BEGIN

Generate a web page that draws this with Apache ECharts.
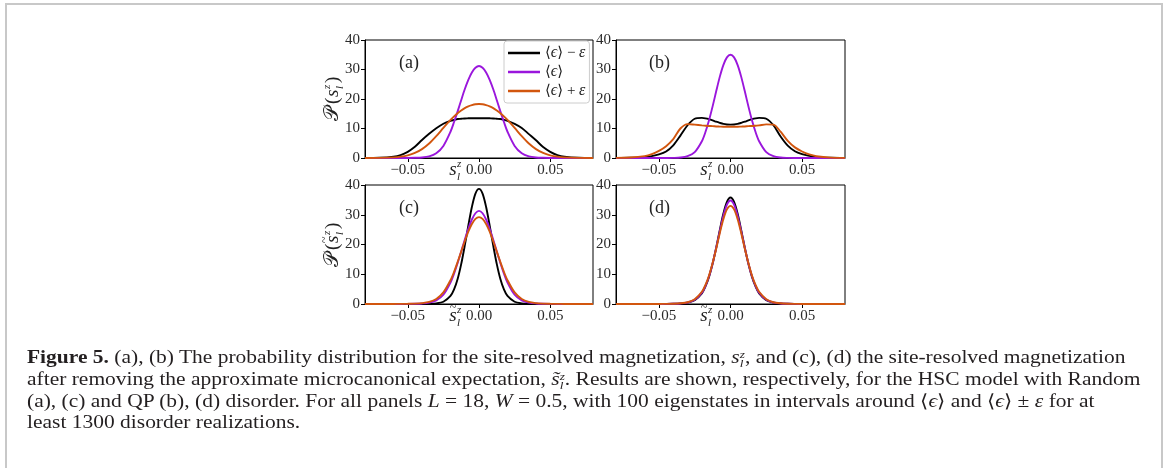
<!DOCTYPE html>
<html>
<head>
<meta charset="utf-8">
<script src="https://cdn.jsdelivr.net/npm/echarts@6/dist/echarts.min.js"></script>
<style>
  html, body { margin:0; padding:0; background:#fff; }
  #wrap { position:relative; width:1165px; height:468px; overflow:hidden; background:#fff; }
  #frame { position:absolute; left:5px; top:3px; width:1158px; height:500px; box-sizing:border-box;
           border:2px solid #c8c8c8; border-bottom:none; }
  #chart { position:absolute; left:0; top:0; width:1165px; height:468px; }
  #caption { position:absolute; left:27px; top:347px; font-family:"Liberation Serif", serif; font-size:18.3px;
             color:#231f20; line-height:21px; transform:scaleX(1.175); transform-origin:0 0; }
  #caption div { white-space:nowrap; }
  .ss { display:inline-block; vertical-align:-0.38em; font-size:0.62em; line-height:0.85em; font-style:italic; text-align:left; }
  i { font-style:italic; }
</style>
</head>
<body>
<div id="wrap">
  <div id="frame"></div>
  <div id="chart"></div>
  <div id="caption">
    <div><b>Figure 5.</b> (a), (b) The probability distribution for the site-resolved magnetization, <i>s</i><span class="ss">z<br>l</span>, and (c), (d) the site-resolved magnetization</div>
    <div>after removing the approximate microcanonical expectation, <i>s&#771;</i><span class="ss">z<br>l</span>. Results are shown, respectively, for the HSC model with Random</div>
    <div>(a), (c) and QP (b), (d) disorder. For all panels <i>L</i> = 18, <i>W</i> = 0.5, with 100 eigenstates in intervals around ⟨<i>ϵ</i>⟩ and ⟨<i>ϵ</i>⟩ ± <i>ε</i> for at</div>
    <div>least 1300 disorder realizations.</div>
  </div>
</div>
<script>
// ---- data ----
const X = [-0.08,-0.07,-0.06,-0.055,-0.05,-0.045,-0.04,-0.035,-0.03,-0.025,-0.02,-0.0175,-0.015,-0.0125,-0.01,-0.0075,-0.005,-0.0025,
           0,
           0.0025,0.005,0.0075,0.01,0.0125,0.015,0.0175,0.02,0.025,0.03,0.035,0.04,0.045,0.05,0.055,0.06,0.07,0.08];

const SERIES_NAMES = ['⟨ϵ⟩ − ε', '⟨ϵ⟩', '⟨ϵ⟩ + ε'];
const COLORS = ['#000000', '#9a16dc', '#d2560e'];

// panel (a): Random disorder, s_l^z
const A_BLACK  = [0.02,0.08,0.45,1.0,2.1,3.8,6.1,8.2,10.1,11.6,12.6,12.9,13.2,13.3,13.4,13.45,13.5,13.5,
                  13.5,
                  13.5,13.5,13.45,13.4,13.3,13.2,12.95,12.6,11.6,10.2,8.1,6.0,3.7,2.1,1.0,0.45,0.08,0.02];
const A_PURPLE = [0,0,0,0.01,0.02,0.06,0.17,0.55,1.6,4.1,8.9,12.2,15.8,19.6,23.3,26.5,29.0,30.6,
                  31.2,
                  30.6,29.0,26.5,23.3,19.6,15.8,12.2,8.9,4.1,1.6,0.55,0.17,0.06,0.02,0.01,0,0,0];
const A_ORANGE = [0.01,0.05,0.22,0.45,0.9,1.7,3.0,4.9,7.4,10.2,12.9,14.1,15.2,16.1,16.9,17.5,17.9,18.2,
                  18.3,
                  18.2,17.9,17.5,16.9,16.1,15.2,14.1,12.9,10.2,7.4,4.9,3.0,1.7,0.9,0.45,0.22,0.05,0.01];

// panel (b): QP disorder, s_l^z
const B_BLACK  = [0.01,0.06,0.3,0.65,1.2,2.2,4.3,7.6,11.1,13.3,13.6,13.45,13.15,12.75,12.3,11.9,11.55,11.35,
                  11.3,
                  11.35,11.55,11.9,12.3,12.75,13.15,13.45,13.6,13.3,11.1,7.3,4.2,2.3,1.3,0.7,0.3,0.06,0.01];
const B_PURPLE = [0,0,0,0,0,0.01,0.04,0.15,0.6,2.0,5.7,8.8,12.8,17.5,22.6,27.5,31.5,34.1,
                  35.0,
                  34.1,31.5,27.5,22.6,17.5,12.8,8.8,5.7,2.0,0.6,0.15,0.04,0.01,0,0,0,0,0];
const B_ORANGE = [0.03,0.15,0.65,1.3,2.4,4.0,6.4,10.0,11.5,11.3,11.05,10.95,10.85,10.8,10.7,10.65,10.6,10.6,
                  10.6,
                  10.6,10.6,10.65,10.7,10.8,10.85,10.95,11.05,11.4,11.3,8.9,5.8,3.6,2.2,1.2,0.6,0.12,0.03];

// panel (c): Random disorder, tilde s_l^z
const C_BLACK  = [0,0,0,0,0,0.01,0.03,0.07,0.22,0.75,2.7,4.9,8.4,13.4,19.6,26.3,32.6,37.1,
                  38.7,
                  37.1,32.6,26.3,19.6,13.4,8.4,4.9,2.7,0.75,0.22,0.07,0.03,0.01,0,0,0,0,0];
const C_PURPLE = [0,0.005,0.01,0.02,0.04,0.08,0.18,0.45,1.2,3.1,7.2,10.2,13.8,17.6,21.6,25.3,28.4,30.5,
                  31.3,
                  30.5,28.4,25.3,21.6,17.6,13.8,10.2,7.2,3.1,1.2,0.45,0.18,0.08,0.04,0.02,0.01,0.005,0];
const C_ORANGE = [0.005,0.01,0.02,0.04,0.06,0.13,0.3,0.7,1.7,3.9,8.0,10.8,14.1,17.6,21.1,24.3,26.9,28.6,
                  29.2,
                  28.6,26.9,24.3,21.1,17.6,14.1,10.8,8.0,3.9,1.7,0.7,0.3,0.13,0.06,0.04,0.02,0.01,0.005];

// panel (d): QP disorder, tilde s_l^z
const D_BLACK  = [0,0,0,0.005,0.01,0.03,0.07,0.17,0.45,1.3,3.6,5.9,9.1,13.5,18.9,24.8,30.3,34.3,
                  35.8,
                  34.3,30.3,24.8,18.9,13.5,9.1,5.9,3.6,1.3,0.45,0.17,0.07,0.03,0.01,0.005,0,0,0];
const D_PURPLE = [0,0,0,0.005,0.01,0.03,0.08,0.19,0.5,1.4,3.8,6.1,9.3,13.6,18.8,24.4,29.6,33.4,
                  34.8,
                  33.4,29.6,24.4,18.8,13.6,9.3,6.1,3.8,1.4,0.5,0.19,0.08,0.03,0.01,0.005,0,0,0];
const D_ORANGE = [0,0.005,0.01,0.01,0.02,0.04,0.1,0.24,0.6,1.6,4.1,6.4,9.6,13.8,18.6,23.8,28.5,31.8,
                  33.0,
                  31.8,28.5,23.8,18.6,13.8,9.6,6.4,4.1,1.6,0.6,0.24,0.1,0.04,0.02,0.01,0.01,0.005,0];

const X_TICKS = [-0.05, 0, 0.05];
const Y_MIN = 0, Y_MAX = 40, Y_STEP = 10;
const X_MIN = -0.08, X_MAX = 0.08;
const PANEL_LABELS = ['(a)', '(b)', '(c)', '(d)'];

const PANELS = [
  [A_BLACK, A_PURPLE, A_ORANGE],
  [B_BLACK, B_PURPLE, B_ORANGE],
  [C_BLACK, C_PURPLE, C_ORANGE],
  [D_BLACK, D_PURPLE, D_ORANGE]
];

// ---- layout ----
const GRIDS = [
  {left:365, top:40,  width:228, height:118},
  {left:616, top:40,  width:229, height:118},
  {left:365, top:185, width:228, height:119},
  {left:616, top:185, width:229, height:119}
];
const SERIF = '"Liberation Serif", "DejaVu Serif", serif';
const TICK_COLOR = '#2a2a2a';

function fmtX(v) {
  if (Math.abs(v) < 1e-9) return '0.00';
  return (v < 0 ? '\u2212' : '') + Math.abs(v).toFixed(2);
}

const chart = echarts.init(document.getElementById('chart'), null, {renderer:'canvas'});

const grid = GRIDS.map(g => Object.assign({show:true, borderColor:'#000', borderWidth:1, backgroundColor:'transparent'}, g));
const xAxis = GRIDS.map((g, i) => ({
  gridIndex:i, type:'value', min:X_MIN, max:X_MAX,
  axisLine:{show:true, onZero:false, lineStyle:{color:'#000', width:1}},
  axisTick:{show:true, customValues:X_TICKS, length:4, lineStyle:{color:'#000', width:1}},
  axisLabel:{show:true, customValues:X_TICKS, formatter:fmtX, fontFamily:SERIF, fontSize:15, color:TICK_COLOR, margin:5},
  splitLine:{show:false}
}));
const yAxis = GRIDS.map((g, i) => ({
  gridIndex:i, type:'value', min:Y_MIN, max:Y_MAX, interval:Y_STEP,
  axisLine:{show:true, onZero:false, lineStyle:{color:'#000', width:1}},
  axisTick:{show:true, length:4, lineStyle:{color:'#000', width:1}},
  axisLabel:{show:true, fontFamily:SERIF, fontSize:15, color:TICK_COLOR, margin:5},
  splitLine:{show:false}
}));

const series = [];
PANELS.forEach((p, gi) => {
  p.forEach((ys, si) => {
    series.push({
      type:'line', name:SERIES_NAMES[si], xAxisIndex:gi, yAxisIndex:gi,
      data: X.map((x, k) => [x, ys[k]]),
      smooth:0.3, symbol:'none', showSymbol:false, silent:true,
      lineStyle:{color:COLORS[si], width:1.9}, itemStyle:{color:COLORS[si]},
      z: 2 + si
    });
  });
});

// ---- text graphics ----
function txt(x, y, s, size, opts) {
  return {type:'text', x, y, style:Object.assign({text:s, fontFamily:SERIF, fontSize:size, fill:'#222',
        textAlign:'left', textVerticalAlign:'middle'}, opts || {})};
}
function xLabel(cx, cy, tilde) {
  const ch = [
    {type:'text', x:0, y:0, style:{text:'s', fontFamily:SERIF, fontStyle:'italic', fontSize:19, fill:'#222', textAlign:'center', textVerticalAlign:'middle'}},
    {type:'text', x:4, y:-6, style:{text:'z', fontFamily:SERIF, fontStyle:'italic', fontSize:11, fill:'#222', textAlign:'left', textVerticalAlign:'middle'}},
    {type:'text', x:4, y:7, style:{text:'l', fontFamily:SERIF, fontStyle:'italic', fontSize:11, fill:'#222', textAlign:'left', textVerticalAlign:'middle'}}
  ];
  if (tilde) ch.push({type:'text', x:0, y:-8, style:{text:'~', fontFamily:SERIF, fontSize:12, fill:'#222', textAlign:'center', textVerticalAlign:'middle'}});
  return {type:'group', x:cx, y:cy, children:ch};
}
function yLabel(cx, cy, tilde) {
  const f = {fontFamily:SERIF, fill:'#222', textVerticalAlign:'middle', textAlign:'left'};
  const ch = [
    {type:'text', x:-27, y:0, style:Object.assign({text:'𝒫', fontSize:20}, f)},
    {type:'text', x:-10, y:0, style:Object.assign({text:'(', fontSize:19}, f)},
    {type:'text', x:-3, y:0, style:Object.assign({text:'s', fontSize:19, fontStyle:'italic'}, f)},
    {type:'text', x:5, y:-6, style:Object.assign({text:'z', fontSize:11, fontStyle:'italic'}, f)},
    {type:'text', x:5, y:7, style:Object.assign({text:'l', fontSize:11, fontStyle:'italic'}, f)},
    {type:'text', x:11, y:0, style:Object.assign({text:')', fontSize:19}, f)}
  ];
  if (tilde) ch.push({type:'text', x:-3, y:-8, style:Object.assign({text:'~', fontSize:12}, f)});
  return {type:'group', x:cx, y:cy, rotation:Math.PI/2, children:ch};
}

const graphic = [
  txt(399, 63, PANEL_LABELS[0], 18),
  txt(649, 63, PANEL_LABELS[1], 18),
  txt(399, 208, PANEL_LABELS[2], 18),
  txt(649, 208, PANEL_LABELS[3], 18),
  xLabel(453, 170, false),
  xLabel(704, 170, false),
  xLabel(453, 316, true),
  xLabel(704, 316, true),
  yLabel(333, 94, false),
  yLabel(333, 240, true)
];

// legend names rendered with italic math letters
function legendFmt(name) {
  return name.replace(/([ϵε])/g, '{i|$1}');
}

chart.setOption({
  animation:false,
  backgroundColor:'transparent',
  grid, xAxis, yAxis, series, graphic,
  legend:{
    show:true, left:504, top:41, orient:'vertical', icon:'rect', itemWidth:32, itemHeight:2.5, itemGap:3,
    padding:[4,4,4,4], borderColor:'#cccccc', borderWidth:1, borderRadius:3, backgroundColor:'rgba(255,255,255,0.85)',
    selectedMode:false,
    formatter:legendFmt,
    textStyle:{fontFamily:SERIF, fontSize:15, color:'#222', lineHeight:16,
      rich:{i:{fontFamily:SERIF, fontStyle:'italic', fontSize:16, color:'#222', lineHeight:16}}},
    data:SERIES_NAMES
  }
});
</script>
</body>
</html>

END

Work to do:
Search the lines for the string "with" and copy every line that has it.

Task response:
Generate a web page that draws this with Apache ECharts.
    <div>after removing the approximate microcanonical expectation, <i>s&#771;</i><span class="ss">z<br>l</span>. Results are shown, respectively, for the HSC model with Random</div>
    <div>(a), (c) and QP (b), (d) disorder. For all panels <i>L</i> = 18, <i>W</i> = 0.5, with 100 eigenstates in intervals around ⟨<i>ϵ</i>⟩ and ⟨<i>ϵ</i>⟩ ± <i>ε</i> for at</div>
// legend names rendered with italic math letters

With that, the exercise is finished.